The request:
Count how many lines contain the word "this". Respond with the number alone.

Entries shown:
+++
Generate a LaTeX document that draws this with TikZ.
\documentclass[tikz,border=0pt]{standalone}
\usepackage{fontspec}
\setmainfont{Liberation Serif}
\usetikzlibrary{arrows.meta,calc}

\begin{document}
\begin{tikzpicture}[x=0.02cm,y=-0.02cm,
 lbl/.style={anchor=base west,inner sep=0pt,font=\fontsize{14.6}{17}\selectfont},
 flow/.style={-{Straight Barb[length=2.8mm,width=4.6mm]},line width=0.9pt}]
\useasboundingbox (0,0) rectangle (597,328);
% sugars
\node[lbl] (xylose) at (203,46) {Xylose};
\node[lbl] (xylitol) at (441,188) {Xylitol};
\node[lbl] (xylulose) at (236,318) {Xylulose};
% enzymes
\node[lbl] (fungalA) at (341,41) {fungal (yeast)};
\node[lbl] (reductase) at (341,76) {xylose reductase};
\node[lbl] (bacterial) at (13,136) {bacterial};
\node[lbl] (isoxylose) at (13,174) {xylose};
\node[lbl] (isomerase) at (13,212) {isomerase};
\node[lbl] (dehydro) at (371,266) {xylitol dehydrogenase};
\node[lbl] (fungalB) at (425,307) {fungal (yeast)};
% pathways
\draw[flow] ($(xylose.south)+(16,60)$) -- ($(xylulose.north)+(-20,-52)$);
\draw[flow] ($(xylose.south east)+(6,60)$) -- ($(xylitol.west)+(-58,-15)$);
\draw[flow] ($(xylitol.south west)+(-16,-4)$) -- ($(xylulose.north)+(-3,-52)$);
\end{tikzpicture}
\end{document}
+++
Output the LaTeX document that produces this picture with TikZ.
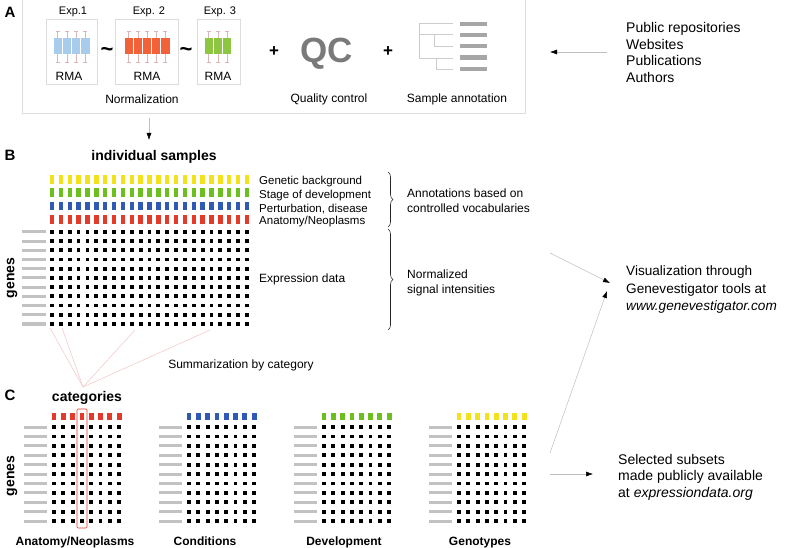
+++
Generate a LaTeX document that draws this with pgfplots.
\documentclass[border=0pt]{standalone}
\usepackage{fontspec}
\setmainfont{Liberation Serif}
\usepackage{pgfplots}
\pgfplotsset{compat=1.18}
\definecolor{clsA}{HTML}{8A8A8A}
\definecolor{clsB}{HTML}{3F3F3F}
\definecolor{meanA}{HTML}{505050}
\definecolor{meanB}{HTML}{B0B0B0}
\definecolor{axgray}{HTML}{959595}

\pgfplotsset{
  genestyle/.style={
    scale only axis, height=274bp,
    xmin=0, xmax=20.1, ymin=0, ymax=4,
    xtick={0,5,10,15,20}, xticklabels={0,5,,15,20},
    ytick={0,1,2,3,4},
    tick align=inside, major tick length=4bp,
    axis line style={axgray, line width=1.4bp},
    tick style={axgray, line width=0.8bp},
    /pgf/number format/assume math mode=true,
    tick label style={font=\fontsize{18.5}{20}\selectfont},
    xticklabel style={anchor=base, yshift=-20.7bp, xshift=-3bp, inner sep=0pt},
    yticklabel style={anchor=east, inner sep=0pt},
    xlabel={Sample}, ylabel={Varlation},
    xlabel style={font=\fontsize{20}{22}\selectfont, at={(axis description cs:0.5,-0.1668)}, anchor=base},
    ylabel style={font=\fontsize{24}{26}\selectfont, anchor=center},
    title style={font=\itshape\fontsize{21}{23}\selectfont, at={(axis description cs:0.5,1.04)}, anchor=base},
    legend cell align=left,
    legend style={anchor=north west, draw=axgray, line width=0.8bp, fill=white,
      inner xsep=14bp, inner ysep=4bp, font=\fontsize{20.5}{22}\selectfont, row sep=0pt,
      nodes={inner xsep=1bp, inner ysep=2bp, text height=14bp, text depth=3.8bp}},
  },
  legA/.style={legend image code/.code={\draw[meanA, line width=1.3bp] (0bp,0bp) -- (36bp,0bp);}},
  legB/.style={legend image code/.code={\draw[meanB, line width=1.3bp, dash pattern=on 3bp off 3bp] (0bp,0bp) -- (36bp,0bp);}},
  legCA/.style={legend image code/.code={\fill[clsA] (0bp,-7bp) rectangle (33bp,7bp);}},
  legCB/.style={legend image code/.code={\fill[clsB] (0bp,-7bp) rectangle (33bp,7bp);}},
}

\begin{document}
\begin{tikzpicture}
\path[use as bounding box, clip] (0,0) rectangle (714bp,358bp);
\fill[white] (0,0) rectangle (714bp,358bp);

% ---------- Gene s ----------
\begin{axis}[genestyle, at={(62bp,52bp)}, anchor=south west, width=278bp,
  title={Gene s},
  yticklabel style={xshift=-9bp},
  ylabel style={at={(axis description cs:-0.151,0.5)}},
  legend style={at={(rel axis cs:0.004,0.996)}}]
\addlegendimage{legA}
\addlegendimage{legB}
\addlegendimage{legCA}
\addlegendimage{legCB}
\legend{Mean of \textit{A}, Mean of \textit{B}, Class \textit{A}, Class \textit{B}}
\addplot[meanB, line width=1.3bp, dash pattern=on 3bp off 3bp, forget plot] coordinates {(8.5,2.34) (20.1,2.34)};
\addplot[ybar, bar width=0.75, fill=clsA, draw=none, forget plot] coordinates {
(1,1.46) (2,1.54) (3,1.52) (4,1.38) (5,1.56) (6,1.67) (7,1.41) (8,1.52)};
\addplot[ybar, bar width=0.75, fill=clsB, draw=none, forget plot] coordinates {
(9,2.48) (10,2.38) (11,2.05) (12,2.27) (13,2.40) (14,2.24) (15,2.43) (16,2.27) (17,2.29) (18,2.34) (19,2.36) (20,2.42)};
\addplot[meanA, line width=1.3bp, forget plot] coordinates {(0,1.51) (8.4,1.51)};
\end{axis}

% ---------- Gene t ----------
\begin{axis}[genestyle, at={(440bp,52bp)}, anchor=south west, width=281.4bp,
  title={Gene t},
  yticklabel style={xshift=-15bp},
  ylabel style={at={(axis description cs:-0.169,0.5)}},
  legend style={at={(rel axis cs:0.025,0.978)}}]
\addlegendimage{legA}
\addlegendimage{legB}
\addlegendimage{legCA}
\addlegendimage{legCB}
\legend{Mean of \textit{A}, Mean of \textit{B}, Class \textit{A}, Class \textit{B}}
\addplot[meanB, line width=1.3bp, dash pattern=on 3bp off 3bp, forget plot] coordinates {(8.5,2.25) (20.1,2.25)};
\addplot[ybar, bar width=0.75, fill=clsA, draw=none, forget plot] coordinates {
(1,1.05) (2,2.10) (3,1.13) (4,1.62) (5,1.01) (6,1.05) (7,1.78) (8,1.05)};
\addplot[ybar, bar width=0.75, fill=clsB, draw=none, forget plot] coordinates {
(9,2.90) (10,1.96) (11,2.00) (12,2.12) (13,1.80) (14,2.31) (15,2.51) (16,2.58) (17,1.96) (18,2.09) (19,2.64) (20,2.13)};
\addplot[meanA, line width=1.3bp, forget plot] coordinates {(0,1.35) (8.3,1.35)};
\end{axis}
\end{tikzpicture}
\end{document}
+++
Solution:
3